Imagine that! Here, at Jericho Beach, with Pied Pumkin leading the crowd on a melodic joyride, with aging lady hippies swaying and shimmying in the 27-degree late afternoon sun, a crowd of long-time Folk Fest attendees — many of whom have seen this band perform in Folk Fests decades ago — rediscovered in their hearts a small space they had reserved, and may have forgotten about completely, for the Pied Pumkin. The applause was enormous when they finished their set.

"There was a feeling of being honoured as elders (at that festival) that I really enjoyed," Ulrich says with a laugh.

As elders. Right. That doesn't scare her at all?

"No, no. That's the good part of (getting old). The aching back and the sagging butt — that scares me," she laughs again, "but that sense of history... that we share with some of the performers and a lot of the audience. That in itself is unique, that you have that longevity and that connection with the audience, with each other and with your peers."

It's the connection with the audience that has largely sustained them as a unit after all these years. They formed in 1974 in Vancouver and were quickly praised for their bold arrangements and irreverent humour. They played together until 1976, when Ulrich left to join the High Bar Gang, and Scott and Mock continued on as the Pied Pear before going their separate ways for solo careers.

Twelve years later, they decided on a reunion tour. The fans, it appeared back then, never forget about the Pumkin. The year after, they did another reunion show, and another after that, when, after a few years, they decided that the appetite for Pumkin was substantial enough that they were no longer "reuniting" but simply "returning" once every year for a short tour.

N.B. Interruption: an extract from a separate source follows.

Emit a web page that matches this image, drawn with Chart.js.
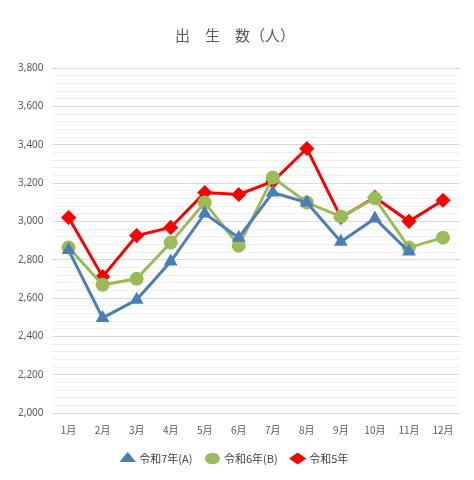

But it became too difficult to sustain — Shari with her multiple musical projects, Scott with a successful career as a children's performer, and Mock raising a family in France. The Pumkin fell by the wayside for four years, but it was always in the back of their minds, ready to be rolled back out onto the road.

"A lot of people wanted to have it," Scott says. "Playing the music is, most of the time — not always —just so amazing and powerful, what's not to like about it?"

We're speaking by phone in a three-way conversation three days after their Folk Fest performance. The pair bats the conversation between each other like siblings, twining dialogue around each other much like they do with their harmonies while performing. It certainly doesn't seem like they'd been separated for four years, but rather like they'd been sharing a tour bus on a month-long jaunt across the country.

After all these years, it's the connection between the three members that has kept it going. Some bands do it for the money. Some do it to reignite past glories. Others do it because they have no other skills. Pied Pumkin does it strictly because it's fun.

"We do it partially because there's nothing like the Pumkin music. There's just nothing like it. It's not that it's better than anybody else, or better than anything else, or better than anything else that we do, it's just so unique and when it's cooking, man, it's like an old classic Cadillac rolling down the road," Scott says.

Says Ulrich: "The miraculous thing is, we don't seem to forget arrangements. Even with that big long gap of, what, 12 or 15 years, we sat down to play and all the intricate arrangements that we had were all still there in our brains and in our hands. Well, more our brains than our hands. It's remarkable that they still stay in there."

Their successes have been modest, of course, like discovering flakes of gold whilst panning in a river when you were younger. Their songs aren't hulking nuggets like, say, Rolling Stones songs. You'll never hear Pumkin pumping through bar room speakers.

But they're not meant to. There's a quaint beauty to the Pumkin.

Hearing them is like finding those flakes of gold, which you've kept in a little plastic container in a drawer and happen upon years later while searching for something else, and they bring you back to that time, that fun that you had, when they were first discovered.